Excellent work. An attitude appears to have taken root here that money - however gained and wherever found - deserves an almost craven esteem or veneration. Maybe Bill English is the hapless naive in all this, but New Zealand, particularly in recent years, has developed a history of welcoming disreputable figures into a degree of respectability, while government ministers have had a tendency to be noticeably lax with regard to issues of probity. It's not a pretty national (or National) picture.

As to your reporting in this and other issues, your people should feature in the Media Awards. I'm assuming we still have a platform that recognises serious investigative journalism? Or is this too risky the way we do things?

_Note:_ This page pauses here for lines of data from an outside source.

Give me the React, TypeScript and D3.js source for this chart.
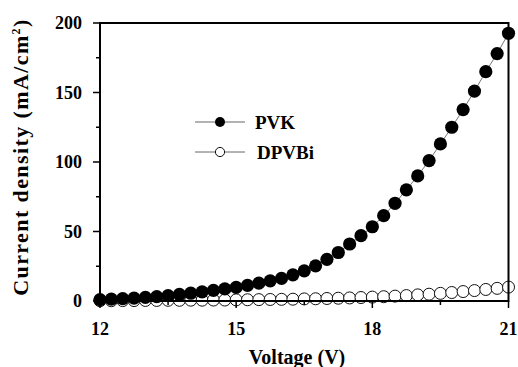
import React from "react";
import * as d3 from "d3";

const voltage: number[] = [
  12, 12.25, 12.5, 12.75, 13, 13.25, 13.5, 13.75, 14, 14.25, 14.5, 14.75,
  15, 15.25, 15.5, 15.75, 16, 16.25, 16.5, 16.75, 17, 17.25, 17.5, 17.75,
  18, 18.25, 18.5, 18.75, 19, 19.25, 19.5, 19.75, 20, 20.25, 20.5, 20.75, 21,
];
const pvk: number[] = [
  1.0, 1.3, 1.7, 2.1, 2.6, 3.2, 3.9, 4.7, 5.6, 6.6, 7.6, 8.7,
  9.8, 11.2, 12.8, 14.5, 16.3, 18.8, 21.7, 25.3, 30.0, 34.9, 41.0, 47.0,
  53.4, 61.4, 70.3, 80.0, 90.0, 101.0, 113.0, 125.0, 137.7, 151.0, 165.0, 178.0, 192.6,
];
const dpvbi: number[] = [
  0.2, 0.2, 0.3, 0.3, 0.4, 0.4, 0.5, 0.5, 0.6, 0.6, 0.7, 0.7,
  0.8, 0.9, 1.0, 1.1, 1.2, 1.3, 1.5, 1.6, 1.8, 2.0, 2.2, 2.5,
  2.8, 3.1, 3.5, 3.9, 4.4, 4.9, 5.5, 6.1, 6.8, 7.5, 8.3, 9.1, 10.0,
];
const xMajor: number[] = [12, 15, 18, 21];
const xMinor: number[] = [13.5, 16.5, 19.5];
const yMajor: number[] = [0, 50, 100, 150, 200];
const yMinor: number[] = [25, 75, 125, 175];
const seriesNames: string[] = ["PVK", "DPVBi"];

const FONT = '"Liberation Serif", "DejaVu Serif", serif';

export default function App() {
  const left = 100, right = 508.5, top = 23, bottom = 301;
  const x = d3.scaleLinear().domain([12, 21]).range([left, right]);
  const y = d3.scaleLinear().domain([0, 200]).range([bottom, top]);
  const line = d3
    .line<number>()
    .x((_, i) => x(voltage[i]))
    .y((d) => y(d));

  return (
    <svg
      width={518}
      height={367}
      style={{ position: "absolute", left: 0, top: 0, background: "#fff", fontFamily: FONT, fontWeight: "bold" }}
    >
      <rect x={0} y={0} width={518} height={367} fill="#fff" />
      {/* DPVBi series */}
      <path d={line(dpvbi) || ""} fill="none" stroke="#777" strokeWidth={1} />
      {dpvbi.map((v, i) => (
        <circle key={"d" + i} cx={x(voltage[i])} cy={y(v)} r={6} fill="#fff" stroke="#111" strokeWidth={1} />
      ))}
      {/* PVK series */}
      <path d={line(pvk) || ""} fill="none" stroke="#777" strokeWidth={1} />
      {pvk.map((v, i) => (
        <circle key={"p" + i} cx={x(voltage[i])} cy={y(v)} r={6.6} fill="#000" />
      ))}

      {/* frame */}
      <rect x={left} y={top} width={right - left} height={bottom - top} fill="none" stroke="#000" strokeWidth={2} />

      {/* x ticks */}
      {xMajor.map((t) => (
        <g key={"xt" + t}>
          <line x1={x(t)} x2={x(t)} y1={bottom} y2={bottom + 7} stroke="#000" strokeWidth={1.5} />
          <text x={x(t)} y={335} textAnchor="middle" fontSize={18}>
            {t}
          </text>
        </g>
      ))}
      {xMinor.map((t) => (
        <line key={"xm" + t} x1={x(t)} x2={x(t)} y1={bottom} y2={bottom + 4} stroke="#000" strokeWidth={1.5} />
      ))}

      {/* y ticks */}
      {yMajor.map((t) => (
        <g key={"yt" + t}>
          <line x1={left - 7} x2={left} y1={y(t)} y2={y(t)} stroke="#000" strokeWidth={1.5} />
          <text x={82} y={y(t) + 6} textAnchor="end" fontSize={18}>
            {t}
          </text>
        </g>
      ))}
      {yMinor.map((t) => (
        <line key={"ym" + t} x1={left - 4} x2={left} y1={y(t)} y2={y(t)} stroke="#000" strokeWidth={1.5} />
      ))}

      {/* axis titles */}
      <text x={297} y={364} textAnchor="middle" fontSize={20}>
        Voltage (V)
      </text>
      <text transform={`translate(28,157) rotate(-90)`} textAnchor="middle" fontSize={22} letterSpacing={1.4}>
        Current density (mA/cm<tspan dy={-8} fontSize={12}>2</tspan>
        <tspan dy={8}>)</tspan>
      </text>

      {/* legend */}
      <g>
        <line x1={195} x2={245} y1={122} y2={122} stroke="#666" strokeWidth={1} />
        <circle cx={220} cy={122} r={5} fill="#000" />
        <text x={255} y={129} fontSize={19}>
          {seriesNames[0]}
        </text>
        <line x1={195} x2={245} y1={152} y2={152} stroke="#666" strokeWidth={1} />
        <circle cx={220} cy={152} r={4.6} fill="#fff" stroke="#111" strokeWidth={1} />
        <text x={257} y={159} fontSize={19}>
          {seriesNames[1]}
        </text>
      </g>
    </svg>
  );
}
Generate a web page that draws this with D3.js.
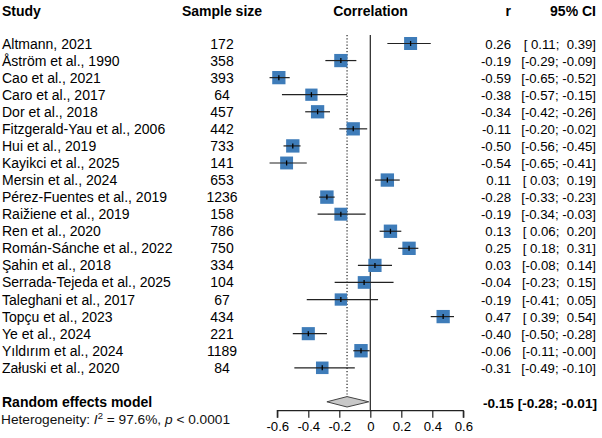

I had a discussion a while back with somebody about Kim DC. 'Can't stand him'. My reply was that he's brilliant. Because you got to see all the politicians that were courting him. They just couldn't help themselves.

You really have to question English's judgement, giving implied endorsement to something that looks as much like a dodgy fly-by-night operation as this. Even if this company is completely honest and above-board, it doesn't come across as such. If it all goes tits up and takes investor money with it, there's going to be a lot of frantic scrambling for cover. It must be in the scam-artist instruction manual - find some simp that people trust and ask them to pose for a selfie with you.

Indeed. This is amateur hour stuff.

Excellent journalism. Thankyou.

Photo means nothing. Anybody who wants to get a photo with PM or any poli could get it within a month or two. If you decided to.

Long time no see Gareth, I just got back from London. I had some contact with Fullerton Markets this morning and they advise that since last month they are 'not onboard' with opening accounts for New Zealanders at the moment.